Page:Revue des Deux Mondes - 1832 - tome 6.djvu/164

Cette page a été validée par deux contributeurs.
158
REVUE DES DEUX MONDES.

Il obtint en 1549 la liberté de revenir à Lisbonne. Peut-être son éloignement n’était-il plus nécessaire à la tranquillité de sa maîtresse ; nous le croyons, et nous pensons que c’est à cette époque qu’il faut rapporter plusieurs sonnets où il se plaint de l’inconstance et du manque de foi. Il avait vingt-cinq ans ; on se battait en Afrique, au Brésil et dans l’Inde ; il résolut de s’embarquer pour Goa. Le registre de la maison des Indes, que nous avons déjà cité, porte en 1550 son nom parmi ceux des volontaires inscrits pour le départ. Cependant un reste d’espoir lui fit préférer de passer en Afrique, où commandait dom Pedro de Meneses, oncle du jeune dom Antonio son ami.

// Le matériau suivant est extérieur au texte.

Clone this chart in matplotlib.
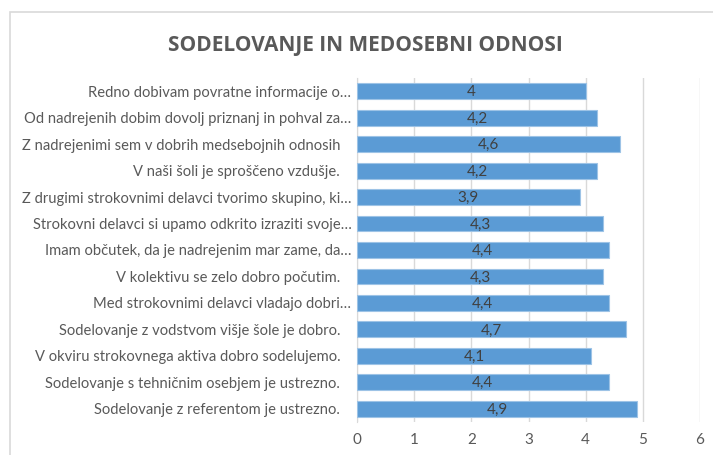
import matplotlib.pyplot as plt
from matplotlib.patches import Rectangle

# podatki (od zgoraj navzdol)
labels = [
    "Redno dobivam povratne informacije o…",
    "Od nadrejenih dobim dovolj priznanj in pohval za…",
    "Z nadrejenimi sem v dobrih medsebojnih odnosih   ",
    "V naši šoli je sproščeno vzdušje.   ",
    "Z drugimi strokovnimi delavci tvorimo skupino, ki…",
    "Strokovni delavci si upamo odkrito izraziti svoje…",
    "Imam občutek, da je nadrejenim mar zame, da…",
    "V kolektivu se zelo dobro počutim.   ",
    "Med strokovnimi delavci vladajo dobri…",
    "Sodelovanje z vodstvom višje šole je dobro.   ",
    "V okviru strokovnega aktiva dobro sodelujemo.   ",
    "Sodelovanje s tehničnim osebjem je ustrezno.   ",
    "Sodelovanje z referentom je ustrezno.   ",
]
values = [4.0, 4.2, 4.6, 4.2, 3.9, 4.3, 4.4, 4.3, 4.4, 4.7, 4.1, 4.4, 4.9]
value_text = ["4", "4,2", "4,6", "4,2", "3,9", "4,3", "4,4", "4,3", "4,4", "4,7", "4,1", "4,4", "4,9"]
xticks = [0, 1, 2, 3, 4, 5, 6]

plt.rcParams['font.family'] = ['Lato', 'DejaVu Sans']

fig = plt.figure(figsize=(7.13, 4.55), dpi=100)
fig.patches.append(Rectangle((10 / 713, -0.01), 1.0, 1 - 12 / 455 + 0.01,
                             transform=fig.transFigure, fill=False,
                             edgecolor='#D9D9D9', linewidth=1.2))

ax = fig.add_axes([357 / 713, 33 / 455, 343 / 713, 344 / 455])
pos = list(range(len(values)))
bars = ax.barh(pos, values, height=0.6, color='#5B9BD5', edgecolor='#9DC3E6', linewidth=0.8, zorder=3)
for b, t in zip(bars, value_text):
    ax.text(b.get_width() / 2, b.get_y() + b.get_height() / 2 + 0.04, t,
            ha='center', va='center', fontsize=11, color='#404040', zorder=4)

ax.set_ylim(len(values) - 0.5, -0.5)
ax.set_xlim(0, 6)
ax.set_yticks(pos)
ax.set_yticklabels(labels, fontsize=10.6, color='#595959')
ax.set_xticks(xticks)
ax.set_xticklabels([str(x) for x in xticks], fontsize=11, color='#595959')
ax.tick_params(axis='both', length=0)
ax.tick_params(axis='y', pad=4)
ax.tick_params(axis='x', pad=8)
ax.grid(axis='x', color='#D9D9D9', linewidth=1, zorder=0)
for s in ['top', 'right', 'bottom']:
    ax.spines[s].set_visible(False)
ax.spines['left'].set_color('#D9D9D9')

fig.text(365 / 713, 1 - 45 / 455, "SODELOVANJE IN MEDOSEBNI ODNOSI", ha='center', va='center',
         fontsize=15, color='#595959', fontweight='bold', family=['Open Sans', 'DejaVu Sans'])

fig.savefig('out.png', dpi=100)
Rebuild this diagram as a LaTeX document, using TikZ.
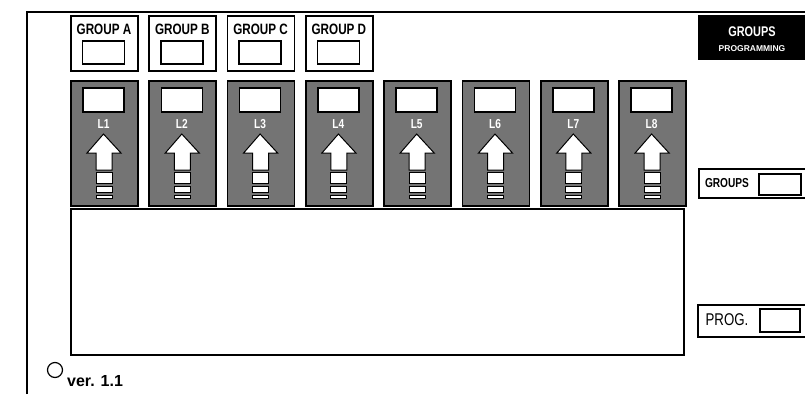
\documentclass[tikz,border=0pt]{standalone}
\usepackage{fontspec}
\setmainfont{Liberation Sans}
\newfontfamily\narrow[FakeStretch=0.78]{Liberation Sans}
\usetikzlibrary{positioning}

\definecolor{panelgray}{HTML}{747474}

\tikzset{
  cadre/.style={line width=1.6pt},
  boite/.style={draw, line width=1.6pt, rectangle, inner sep=0pt, fill=white},
  panneau/.style={draw, line width=1.8pt, rectangle, inner sep=0pt, fill=panelgray},
  txtgrp/.style={font=\narrow\bfseries\fontsize{15}{15}\selectfont, inner sep=0pt},
  txtl/.style={font=\narrow\bfseries\fontsize{13}{13}\selectfont, text=white, inner sep=0pt},
  fleche/.style={draw, fill=white, line width=1pt, line join=miter},
  barre/.style={draw, fill=white, line width=1pt}
}

\begin{document}
\begin{tikzpicture}[x=1pt,y=-1pt]
\useasboundingbox (0,0) rectangle (805,394);

% cadre general
\draw[cadre] (27,394) -- (27,12) -- (805,12);

% pas entre les colonnes
\def \Pas {78.3}

% boutons des groupes A a D
\foreach \g [count=\i from 0] in {A,B,C,D}{
  \pgfmathsetmacro\X{70+\Pas*\i}
  \node[boite, anchor=north west, minimum width=67pt, minimum height=55pt] (grp\g) at (\X,15) {};
  \node[txtgrp] (grptxt\g) at (\X+34,29) {GROUP \g};
  \node[boite, anchor=north, minimum width=42pt, minimum height=23pt] (grpbtn\g) at (\X+33.5,40) {};
}

% voies L1 a L8
\foreach \i in {1,...,8}{
  \pgfmathsetmacro\X{70+\Pas*(\i-1)}
  \node[panneau, anchor=north west, minimum width=67pt, minimum height=125pt] (voie\i) at (\X,80) {};
  \node[boite, anchor=north, minimum width=41pt, minimum height=24pt] (voiebtn\i) at (\X+33.5,87) {};
  \node[txtl] (voielab\i) at (\X+33.5,124) {L\i};
  % fleche et barres
  \draw[fleche] (\X+33.5,134) -- (\X+51,153) -- (\X+42,153) -- (\X+42,170)
    -- (\X+26,170) -- (\X+26,153) -- (\X+17,153) -- cycle;
  \draw[barre] (\X+26,172) rectangle (\X+42,183);
  \draw[barre] (\X+26,186) rectangle (\X+42,192);
  \draw[barre] (\X+26,195) rectangle (\X+42,198);
}

% ecran
\node[boite, anchor=north west, minimum width=613pt, minimum height=146pt] (ecran) at (70,208) {};

% titre
\node[fill=black, anchor=north west, minimum width=107pt, minimum height=45pt, inner sep=0pt] (titre) at (698,15) {};
\node[font=\narrow\bfseries\fontsize{14}{14}\selectfont, text=white, inner sep=0pt] (titre1) at (752,32) {GROUPS};
\node[font=\bfseries\fontsize{8.5}{8.5}\selectfont, text=white, inner sep=0pt] (titre2) at (752,49) {PROGRAMMING};

% selection des groupes
\node[boite, anchor=north west, minimum width=110pt, minimum height=29pt] (grpsel) at (698,168) {};
\node[font=\narrow\bfseries\fontsize{13}{13}\selectfont, inner sep=0pt] (grpseltxt) at (727,183) {GROUPS};
\node[boite, anchor=north west, minimum width=42pt, minimum height=21pt] (grpselbtn) at (758,173) {};

% programmation
\node[boite, anchor=north west, minimum width=111pt, minimum height=32pt] (prog) at (697,304) {};
\node[font=\narrow\fontsize{17}{17}\selectfont, inner sep=0pt] (progtxt) at (727,320) {PROG.};
\node[boite, anchor=north west, minimum width=40pt, minimum height=23pt] (progbtn) at (759,308) {};

% version
\node[draw, circle, line width=1.2pt, minimum size=15pt, inner sep=0pt] (led) at (55,370) {};
\node[font=\bfseries\fontsize{16}{16}\selectfont, anchor=west, inner sep=0pt] (version) at (67,381) {ver. 1.1};

\end{tikzpicture}
\end{document}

On peut lire ses adieux au Tage dans son cent-huitième sonnet : Brandas agoas de Tejo.

Dès cette première campagne Camoens se conduisit en brave. Aussi a-t-il pu dire plus tard sans qu’on le taxât de forfanterie : « Ma peau a le privilége de celle d’Achille, qui n’était vulnérable que par le talon. Personne n’a vu les miens, et j’ai vu ceux de bien des gens[1]. »

Il se signala particulièrement dans un combat naval où il reçut un coup de feu dont il perdit l’œil droit. Il a fait plusieurs fois allusion à cet accident, notamment dans des vers à une dame qui le raillait de cette infirmité. Il reçut, dit-on, cette blessure en combattant auprès de son père, Simâo Vaz, capitaine du vaisseau sur lequel il servait comme volontaire. C’est la dernière fois qu’il sera question de Simâo Vaz : il est probable qu’il mourut peu après, et que sa mort fut au nombre des causes qui décidèrent notre poète à partir pour l’Inde.

Pendant son séjour en Afrique, la plume de Camoens fut aussi active que son épée. Il y composa sa seconde élégie : Aquelle que de amor, et les tristes et belles stances sur le désordre du monde : Quem pode ser no mundo tâo quieto. On croit qu’il les envoya d’Afrique à son ami dom Antonio de Noronha. C’était un présent bien austère pour un jeune homme de quinze ou seize ans.

Camoens, attiré sans doute par l’espoir, revint à Lisbonne en

  1. Première lettre écrite de l’Inde.